Peter Pappas, chairman of the Groton Economic Development Commission, said it’s not enough to color-code a map and say industry is allowed. Businesses need utilities, he said.

“Without investment, there is no recovery from this recession,” he said. “There is no job growth.”

An Industrial Park But No Public Water

Cote said Tylaska has put up with more than he would.

Tylaska, a mechanical engineer, bought four acres in 2001 to start an industrial park, then built three buildings and filled them.

Then he ran out of room.

So he bought five more acres.  But there was a problem: no public water. He had 19 units, and the rule is that if you have 20, you must connect to a public water supply or become one yourself.

The nearest water stopped about a mile away. Tylaska and other business owners raised the issue with town officials and it was debated and studied. But for various reasons, nothing concrete was ever done, he said.

“It came to the point where I had no choice to become a public water supply,” Tylaska said.
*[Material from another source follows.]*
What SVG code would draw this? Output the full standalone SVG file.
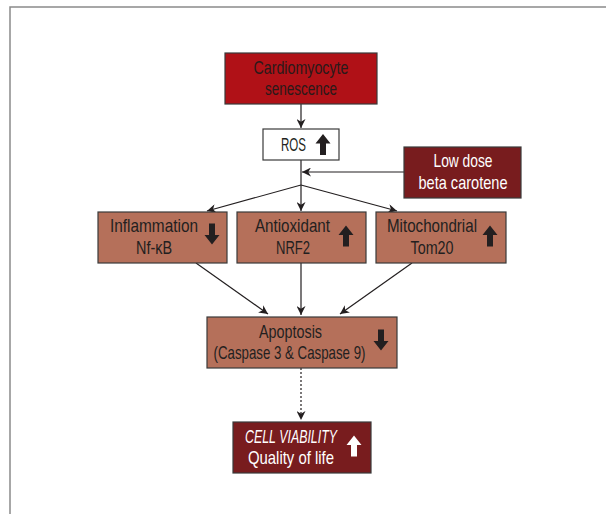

He connected the two wells on his property, constructed a building to store tanks and testing materials, filed paperwork with the State Department of Health, and made arrangements to test for hundreds of chemicals every three months.

Utilities A Priority Five Years Ago

The question of extending utilities to the Flanders Road area has been around for years. 

In 2006, Groton's Strategic Economic Development Plan ranked the project first on its list of 13 economic priorities.

Later that year, the Town Council organized a committee to study the best routes for bringing water and sewer to the area and potential ways to pay for it. The Flanders Road Utilities Extension Committee issued a report in February, 2008, and outlined a recommended project that could be done all at once or in phases.

The cost of the full route in 2008 was $14 million. The report also split the work into smaller increments of $2 million, $4.6 million or $7.2 million, to give the town that option. When completed, the extension would reach 164 acres of buildable land, 82 of which are zoned for industrial use.

Funding and The Voters

Michael Murphy, Groton's director of planning and development, said the study outlined choices.

He said private funding for the project is not realistically available; the council would likely have to ask for public money and seek approval at referendum, Murphy said.

 “Yes, you can do it in segments,” he said. “Then politically, what do you go out for?”

Groton taxpayers earlier this month defeated a $133 million bond referendum to pay for new school construction, but passed a $6.37 million bond ordinance to rebuild Thames Street. The street reconstruction project was voted down earlier, when it was more expensive.

Groton has budgeted $100,000 to spend on engineering studies to refine the recommended utility routes. That study has not been started yet.

It will likely take about a year, once it's started, Murphy said.

"We Will Outgrow Our Space"

In the meantime, business owners continue to wrestle with their company's demands.

Robert Wood, president of AirWell H20, Inc., said in a May 17 letter to the council that his business needs space. He returned to Southeastern Connecticut from California to open in Groton.

“We will outgrow our initial space of just under 5,000 square feet within six months of opening,” he said. The company will then face a choice: build its own facility or leave town, he said.

Tylaska said he's done as much as he can.

“I have no more building I can do, ” he told the council. “So this is the end. There will be no more jobs created in my industrial park. Unless the water and sewer is brought up, the rest of the land will just stay as it is.”